There's been at least two casualties this summer, but overall, the area's restaurant retail scene surprisingly keeps moving forward.
"We haven't lost more, and that's surprised me. What with the economy, I thought the mortality rate would be up," Sam Zyndorf, a retail expert with the Toledo office of commercial real estate firm Signature Associates Inc., said.
At the end of August, the Max & Erma's restaurant at 1391 Arrowhead Rd. in Maumee closed after a new owner, Denver-based American Blue Ribbon Holdings LLC, sought rent concessions and ended up shutting nine Max & Erma's locations in five states.
Also closing this summer was the Lone Star Steakhouse restaurant at 5640 Airport Hwy.
On the positive side, Hisham Zrien, owner of Table Forty-4 in downtown Toledo, plans to break ground in two weeks on a new restaurant on Central Avenue near King Road.
"It will open hopefully in early spring and will be similar to Table Forty-4," Mr. Zrien said.
Also recently, Marco's Pizza founder Pat Giammarco purchased property at 609-611 Monroe St. downtown.
Mr. Giammarco was unavailable for comment, but local retail experts said he plans to put a restaurant on the site.
Pete Shawaker, a retail expert with CB Richard Ellis/Reichle Klein, said fewer traditional restaurants are opening, but growth by fast-food sites is still strong.
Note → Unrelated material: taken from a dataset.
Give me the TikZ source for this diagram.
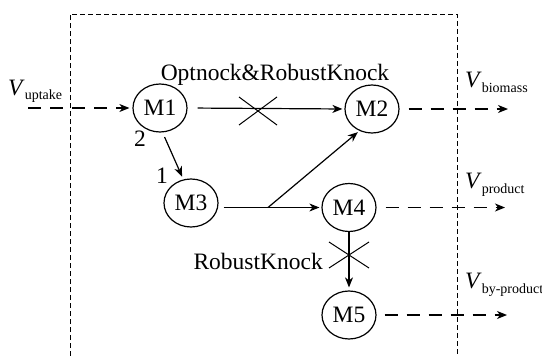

"Sonic, KFC, and Wendy's have all bought sites in northwest Ohio and the broader metro Toledo market in the last two years," he said. "People have to eat, obviously, and those restaurants are at the price points that people want."
A chain new to the Toledo market, Five Guys Burgers & Fries, is now trying to secure sites in Maumee, Perrysburg, Bowling Green, and Findlay, franchise owner Jason Yono said.
A year ago, when Five Guys opened in the Westgate Village Shopping Center, its only restaurant in the area, Mr. Yono said that he and his partners wanted a second location in either Sylvania or Perrysburg.
Mr. Yono said he wants to open a second Five Guys by year's end.
Mr. Shawaker said that while fast-food sites are strong, the Toledo area still may have too many casual sit-down restaurants.
"I think we'll continue to see more closings, but those that survive in three or four years will be stronger."